Ask a commercial fishing company how they manage their fleet, and you will likely hear one of two answers: a generic ERP that was never designed for the water, or Excel. Plenty of sophisticated, multi-vessel operations are still running on spreadsheets, and while that choice is understandable, it is an expensive one.

A spreadsheet cannot tell you in real time where your vessels are, what catch is in the hold, or what a trip will cost by the time the fish hits the dock. The flow sounds straightforward: vessels go out, crew catches fish, catch becomes inventory, costs are tallied, crew gets paid, product gets sold. In practice, every one of those steps carries complexity that generic software was simply never built to handle.

Where standard systems break down

The fundamental business unit in commercial fishing is the trip. Not the invoice, not the vessel, not the species: the trip. A trip record needs to exist before the vessel leaves the dock, capturing planned fishing grounds (latitude and longitude), gear type, target species, and crew by role: captain, mate, cook, and engineer. It stays alive while the boat is at sea, accumulating catch and costs in near real time, and becomes the basis for inventory receipts, cost reconciliation, and crew settlement when the boat returns. Generic ERPs offer sales orders, production orders, and purchase orders. None of those constructs comes close to describing a fishing trip.

The inventory side is just as awkward. When a vessel returns, the company suddenly has product, but it arrived with no purchase order, no supplier, and no confirmed weight until someone opens the hatch dockside. Catch has to be registered as inventory tied to the originating trip, weight corrections at landing need to reconcile cleanly, and the system has to account for the reality that most vessels are separate legal entities, making the transfer from vessel to processor an intercompany transaction rather than a simple internal move.

Then there are costs, which arrive from everywhere and on their own schedule: fuel, ice, provisions, port fees, gear, observer fees, and insurance allocations. A system that waits until the trip is close to register them is always working with an incomplete picture. And once the trip closes, crew reconciliation begins: a share-based settlement that only works if the final catch value and finalized costs are in the same place. A generic payroll module has no way to do that calculation. On top of everything else, fish is perishable. Every hour between catch and sale matters, which is why seeing what is in the hold while the vessel is still at sea is not a luxury feature. It is how competent shore operations stay ahead of the market instead of scrambling to catch up when the boat docks.

Why purpose-built vessel management is the answer

For too many fishing companies, the honest answer to "what is your fishery management software?" is still Excel. The consequences are predictable: crew settlement disputes that drag on because nobody can audit the math, inventory discrepancies that quietly erode trust between vessel and office, profitability reports assembled manually and delivered too late to influence the next trip's deployment, and sales left on the table because the shore team had no idea what was in the hold until the truck was already waiting at the dock.

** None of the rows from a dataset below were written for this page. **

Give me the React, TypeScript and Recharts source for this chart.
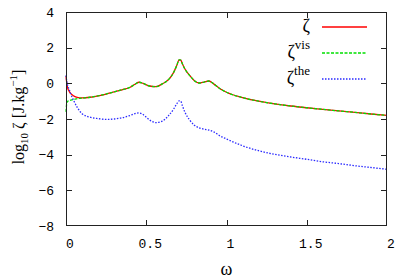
import React from 'react';
import { LineChart, Line, XAxis, YAxis } from 'recharts';

const omega = [0, 0.005, 0.01, 0.02, 0.03, 0.05, 0.07, 0.1, 0.15, 0.2, 0.25, 0.3, 0.35, 0.4, 0.43, 0.455, 0.48, 0.52, 0.56, 0.6, 0.64, 0.67, 0.69, 0.705, 0.715, 0.725, 0.74, 0.77, 0.8, 0.83, 0.86, 0.89, 0.92, 0.96, 1.0, 1.1, 1.2, 1.3, 1.4, 1.5, 1.6, 1.7, 1.8, 1.9, 2.0];
const zeta = [0.4, 0.0, -0.25, -0.45, -0.58, -0.72, -0.79, -0.82, -0.78, -0.7, -0.6, -0.48, -0.36, -0.22, -0.05, 0.06, 0.0, -0.15, -0.19, -0.03, 0.22, 0.6, 1.0, 1.32, 1.3, 1.1, 0.82, 0.45, 0.15, 0.02, 0.07, 0.13, -0.03, -0.3, -0.5, -0.8, -1.0, -1.15, -1.27, -1.37, -1.46, -1.55, -1.63, -1.72, -1.8];
const zetaVis = [-1.6, -1.1, -1.0, -0.97, -0.94, -0.9, -0.86, -0.83, -0.78, -0.7, -0.6, -0.48, -0.36, -0.22, -0.05, 0.06, 0.0, -0.15, -0.19, -0.03, 0.22, 0.6, 1.0, 1.32, 1.3, 1.1, 0.82, 0.45, 0.15, 0.02, 0.07, 0.13, -0.03, -0.3, -0.5, -0.8, -1.0, -1.15, -1.27, -1.37, -1.46, -1.55, -1.63, -1.72, -1.8];
const zetaThe = [0.45, 0.1, -0.1, -0.35, -0.6, -1.0, -1.35, -1.7, -1.9, -1.98, -2.02, -2.0, -1.93, -1.8, -1.7, -1.66, -1.75, -2.05, -2.2, -2.12, -1.8, -1.45, -1.15, -0.98, -1.0, -1.25, -1.6, -2.05, -2.35, -2.5, -2.57, -2.62, -2.72, -2.95, -3.12, -3.5, -3.78, -3.98, -4.13, -4.26, -4.4, -4.5, -4.62, -4.72, -4.82];

const xTicks = [0, 0.5, 1, 1.5, 2];
const yTicks = [-8, -6, -4, -2, 0, 2, 4];
const X_DOMAIN = [0, 2];
const Y_DOMAIN = [-8, 4];

const series = [
  { key: 'zeta', base: 'ζ', sup: '', color: '#ff0000', dash: undefined as string | undefined },
  { key: 'vis', base: 'ζ', sup: 'vis', color: '#00e000', dash: '3 1.5' },
  { key: 'the', base: 'ζ', sup: 'the', color: '#2a2aff', dash: '1.5 1.5' },
];

const data = omega.map((w, i) => ({ w, zeta: zeta[i], vis: zetaVis[i], the: zetaThe[i] }));

// layout
const W = 399;
const H = 280;
const MARGIN_TOP = 12;
const MARGIN_RIGHT = 12;
const Y_AXIS_W = 66;
const X_AXIS_H = 54;
const PL = Y_AXIS_W;
const PR = W - MARGIN_RIGHT;
const PT = MARGIN_TOP;
const PB = H - X_AXIS_H;
const TICK = 6;

const AXIS = '#222';
const MONO = 'Liberation Mono, DejaVu Sans Mono, monospace';
const SERIF = "'Liberation Serif', serif";

const fmt = (v: number) => (v < 0 ? '\u2212' + String(-v) : String(v));
const sx = (v: number) => PL + ((v - X_DOMAIN[0]) / (X_DOMAIN[1] - X_DOMAIN[0])) * (PR - PL);
const sy = (v: number) => PB - ((v - Y_DOMAIN[0]) / (Y_DOMAIN[1] - Y_DOMAIN[0])) * (PB - PT);

const LeftTick = (p: any) => (
  <text x={p.x - 12} y={p.y + 4.5} textAnchor="end" fontFamily={MONO} fontSize={13} fill="#000">{fmt(p.payload.value)}</text>
);
const BottomTick = (p: any) => (
  <text x={p.x + 4} y={p.y + 22} textAnchor="middle" fontFamily={MONO} fontSize={13} fill="#000">{String(p.payload.value)}</text>
);

const tickDiv = (left: number, top: number, w: number, h: number, key: string) => (
  <div key={key} style={{ position: 'absolute', left, top, width: w, height: h, background: AXIS }} />
);

const Frame = () => (
  <div style={{ position: 'absolute', left: 0, top: 0, width: W, height: H, pointerEvents: 'none' }}>
    <div style={{ position: 'absolute', left: PL, top: PT, width: PR - PL, height: PB - PT, boxSizing: 'border-box', border: `1px solid ${AXIS}` }} />
    {xTicks.map((t) => tickDiv(Math.round(sx(t)) - (t === X_DOMAIN[1] ? 1 : 0), PB - TICK, 1, TICK, 'xb' + t))}
    {xTicks.map((t) => tickDiv(Math.round(sx(t)) - (t === X_DOMAIN[1] ? 1 : 0), PT, 1, TICK, 'xt' + t))}
    {yTicks.map((t) => tickDiv(PL, Math.round(sy(t)) - (t === Y_DOMAIN[0] ? 1 : 0), TICK, 1, 'yl' + t))}
    {yTicks.map((t) => tickDiv(PR - TICK, Math.round(sy(t)) - (t === Y_DOMAIN[0] ? 1 : 0), TICK, 1, 'yr' + t))}
  </div>
);

const Overlay = () => (
  <svg width={W} height={H} style={{ position: 'absolute', left: 0, top: 0, pointerEvents: 'none' }}>
    {series.map((s, i) => {
      const y = 27 + i * 26;
      return (
        <g key={s.key}>
          <text x={310} y={y + 5} textAnchor="end" fontFamily={SERIF} fontSize={18} fill="#000">
            {s.base}
            {s.sup ? <tspan fontSize={13} dy={-9}>{s.sup}</tspan> : null}
          </text>
          <line x1={322} x2={367} y1={y} y2={y} stroke={s.color} strokeWidth={1.3} strokeDasharray={s.dash} />
        </g>
      );
    })}
    <text transform="translate(24,117) rotate(-90)" textAnchor="middle" fontFamily={SERIF} fontSize={16} fill="#000">
      log<tspan fontSize={11} dy={4}>10</tspan><tspan dy={-4}> ζ [J.kg</tspan><tspan fontSize={11} dy={-7}>{'\u22121'}</tspan><tspan dy={7}>]</tspan>
    </text>
  </svg>
);

export default function App() {
  return (
    <div style={{ position: 'absolute', left: 0, top: 0, width: W, height: H }}>
      <LineChart width={W} height={H} data={data} margin={{ top: MARGIN_TOP, right: MARGIN_RIGHT, bottom: 0, left: 0 }}>
        <XAxis dataKey="w" type="number" domain={X_DOMAIN} ticks={xTicks} height={X_AXIS_H} tickSize={0} tickMargin={0}
          tick={<BottomTick />} axisLine={false} tickLine={false}
          label={{ value: 'ω', position: 'insideBottom', offset: 5, style: { fontFamily: SERIF, fontSize: 18, fill: '#000' } }} />
        <YAxis type="number" domain={Y_DOMAIN} ticks={yTicks} width={Y_AXIS_W} tickSize={0} tickMargin={0}
          tick={<LeftTick />} axisLine={false} tickLine={false} />
        {series.map((s) => (
          <Line key={s.key} dataKey={s.key} type="monotoneX" stroke={s.color} strokeWidth={1.3}
            strokeDasharray={s.dash} dot={false} isAnimationActive={false} />
        ))}
      </LineChart>
      <Frame />
      <Overlay />
    </div>
  );
}
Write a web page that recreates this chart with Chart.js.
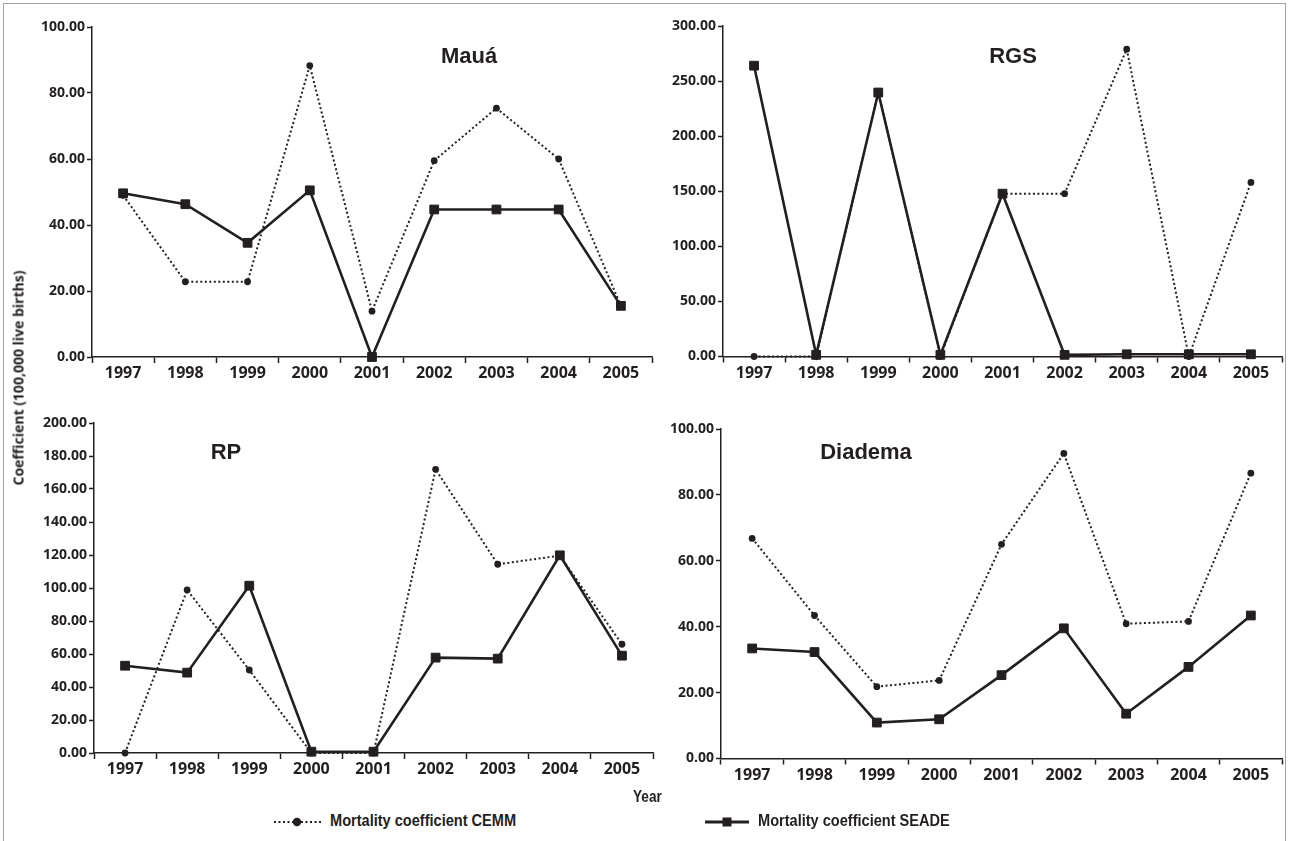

So, what does a system that actually gets fishing right look like? It starts with the trip as a native, first-class record, not a workaround built on top of a production or project module, but a record with its own lifecycle (planned, underway, landed, settled) that anchors every cost, catch entry, crew assignment, and regulatory note for that voyage. From there, the system shows catch building in the hold in near real time so the shore team can start coordinating buyers, cold storage, and processing logistics well before the boat is back at the dock. All trip costs post as they arrive and feed a running margin view, with late invoices flowing through to crew settlement automatically rather than requiring someone to reopen the books.

Crew settlement itself needs its own purpose-built logic: configurable lay calculations that reflect each company's specific agreements, with a clear settlement document that flows straight into payroll. The fleet dashboard should show actual vessel status (fishing, turning, in maintenance, out of service) along with utilization rates and gross margin by vessel, because a fleet manager who has to call captains to find out where boats are is not really managing a fleet. Each vessel also needs to operate as its own legal entity within a consolidated structure, with intercompany transactions handled automatically. And profitability by vessel, captain, fishing area, species, and season should be a standard report, not a multi-hour spreadsheet exercise.

Finding the right fit

When starting to evaluate vendor solutions, one criterion matters more than any feature checklist: ask for references at active fleet fishing operations, not aquaculture or distribution, and actually call them. Ask what broke during implementation. Ask whether the settlement module handled their specific lay formula without heavy customization. Vendors who have genuinely built for fishing will have customers who can answer those questions directly. Those who have adopted a general system will struggle to produce them.

The companies that pull ahead in the years to come will not be those with the biggest fleets or the best fishing grounds. They will be the ones that run tighter operations, and that starts with software that actually understands the business from ocean to sale.